### EXERCISE DETAILS
Pictures stay out. Extract the lines below from the first one through the line with "hours.forEach(h => quarters.forEach(q", both included.

### RAW DATA

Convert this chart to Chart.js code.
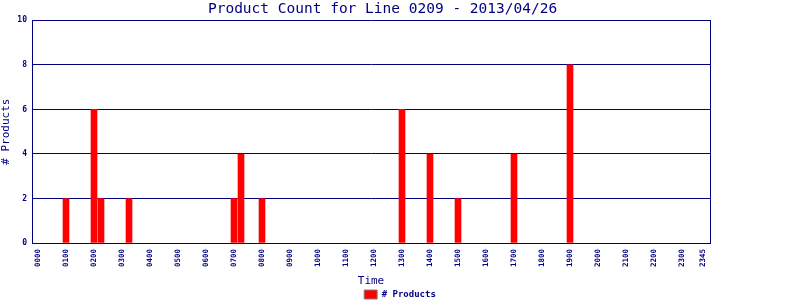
<!DOCTYPE html>
<html lang="en">
<head>
  <meta charset="UTF-8" />
  <title>Product Count</title>
  <script src="https://cdn.jsdelivr.net/npm/chart.js"></script>
  <style>
    html, body { margin: 0; padding: 0; background: #fff; }
    #wrap { width: 800px; height: 300px; }
  </style>
</head>
<body>
  <div id="wrap"><canvas id="countChart"></canvas></div>

  <script>
    // 15 minute slots, 0000 .. 2345
    const hours = ['00','01','02','03','04','05','06','07','08','09','10','11',
                   '12','13','14','15','16','17','18','19','20','21','22','23'];
    const quarters = ['00', '15', '30', '45'];
    const slots = [];
    hours.forEach(h => quarters.forEach(q => slots.push(h + q)));

    // one row per hour: :00 :15 :30 :45
    const productCounts = [
      0, 0, 0, 0,   // 00
      2, 0, 0, 0,   // 01
      6, 2, 0, 0,   // 02
      0, 2, 0, 0,   // 03
      0, 0, 0, 0,   // 04
      0, 0, 0, 0,   // 05
      0, 0, 0, 0,   // 06
      2, 4, 0, 0,   // 07
      2, 0, 0, 0,   // 08
      0, 0, 0, 0,   // 09
      0, 0, 0, 0,   // 10
      0, 0, 0, 0,   // 11
      0, 0, 0, 0,   // 12
      6, 0, 0, 0,   // 13
      4, 0, 0, 0,   // 14
      2, 0, 0, 0,   // 15
      0, 0, 0, 0,   // 16
      4, 0, 0, 0,   // 17
      0, 0, 0, 0,   // 18
      8, 0, 0, 0,   // 19
      0, 0, 0, 0,   // 20
      0, 0, 0, 0,   // 21
      0, 0, 0, 0,   // 22
      0, 0, 0, 0    // 23
    ];

    const yTicks = [0, 2, 4, 6, 8, 10];

    const navy = '#000080';
    const mono = "'DejaVu Sans Mono', 'Liberation Mono', monospace";

    // slot index on a linear axis so the bars sit where the original put them;
    // empty slots are left out so no flat red sliver is drawn on the axis
    const points = productCounts
      .map((v, i) => ({ x: i, y: v }))
      .filter(p => p.y > 0);

    new Chart(document.getElementById('countChart'), {
      type: 'bar',
      data: {
        datasets: [{
          label: '# Products',
          data: points,
          backgroundColor: '#ff0000',
          borderColor: '#808080',
          borderWidth: 0,
          barThickness: 6
        }]
      },
      options: {
        responsive: true,
        maintainAspectRatio: false,
        animation: false,
        layout: { padding: { top: 0, left: 0, right: 0, bottom: -9 } },
        plugins: {
          title: {
            display: true,
            // trailing spaces nudge the title left like the original
            text: 'Product Count for Line 0209 - 2013/04/26    ',
            color: navy,
            font: { family: mono, size: 14.5, weight: 'normal' },
            padding: { top: 1, bottom: 2 }
          },
          legend: {
            position: 'bottom',
            labels: {
              color: navy,
              font: { family: mono, size: 9, weight: 'bold' },
              boxWidth: 13,
              boxHeight: 9,
              padding: 2,
              generateLabels(chart) {
                const items = Chart.defaults.plugins.legend.labels.generateLabels(chart);
                items.forEach(it => { it.lineWidth = 1; it.strokeStyle = '#808080'; });
                return items;
              }
            }
          },
          tooltip: { enabled: false }
        },
        scales: {
          x: {
            type: 'linear',
            offset: false,
            min: -0.857,
            max: 96,
            afterFit(scale) { scale.height = 45; },
            afterBuildTicks(scale) { scale.ticks = slots.map((s, i) => ({ value: i })); },
            grid: { display: false, drawTicks: false },
            border: { color: navy, width: 1 },
            title: {
              display: true,
              text: 'Time',
              color: navy,
              font: { family: mono, size: 11 },
              padding: { top: 2, bottom: 0 }
            },
            ticks: {
              autoSkip: false,
              minRotation: 90,
              maxRotation: 90,
              padding: 6,
              color: navy,
              font: { family: mono, size: 7.5, weight: 'bold' },
              callback(value) {
                return (value % 4 === 0 || value === slots.length - 1) ? slots[value] : '';
              }
            }
          },
          y: {
            min: 0,
            max: 10,
            afterFit(scale) { scale.width = 32; },
            afterBuildTicks(scale) { scale.ticks = yTicks.map(v => ({ value: v })); },
            grid: { color: navy, drawTicks: false, z: -1 },
            border: { color: navy, width: 1 },
            title: {
              display: true,
              text: '# Products',
              color: navy,
              font: { family: mono, size: 11 },
              padding: { top: 0, bottom: 4 }
            },
            ticks: {
              padding: 5,
              color: navy,
              font: { family: mono, size: 8, weight: 'bold' }
            }
          },
          // empty right axis: gives the right frame edge and the blank margin
          y2: {
            position: 'right',
            afterFit(scale) { scale.width = 90; },
            grid: { display: false, drawTicks: false },
            border: { color: navy, width: 1 },
            ticks: { display: false }
          }
        }
      }
    });
  </script>
</body>
</html>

### SOLUTION
Convert this chart to Chart.js code.
<!DOCTYPE html>
<html lang="en">
<head>
  <meta charset="UTF-8" />
  <title>Product Count</title>
  <script src="https://cdn.jsdelivr.net/npm/chart.js"></script>
  <style>
    html, body { margin: 0; padding: 0; background: #fff; }
    #wrap { width: 800px; height: 300px; }
  </style>
</head>
<body>
  <div id="wrap"><canvas id="countChart"></canvas></div>

  <script>
    // 15 minute slots, 0000 .. 2345
    const hours = ['00','01','02','03','04','05','06','07','08','09','10','11',
                   '12','13','14','15','16','17','18','19','20','21','22','23'];
    const quarters = ['00', '15', '30', '45'];
    const slots = [];
    hours.forEach(h => quarters.forEach(q => slots.push(h + q)));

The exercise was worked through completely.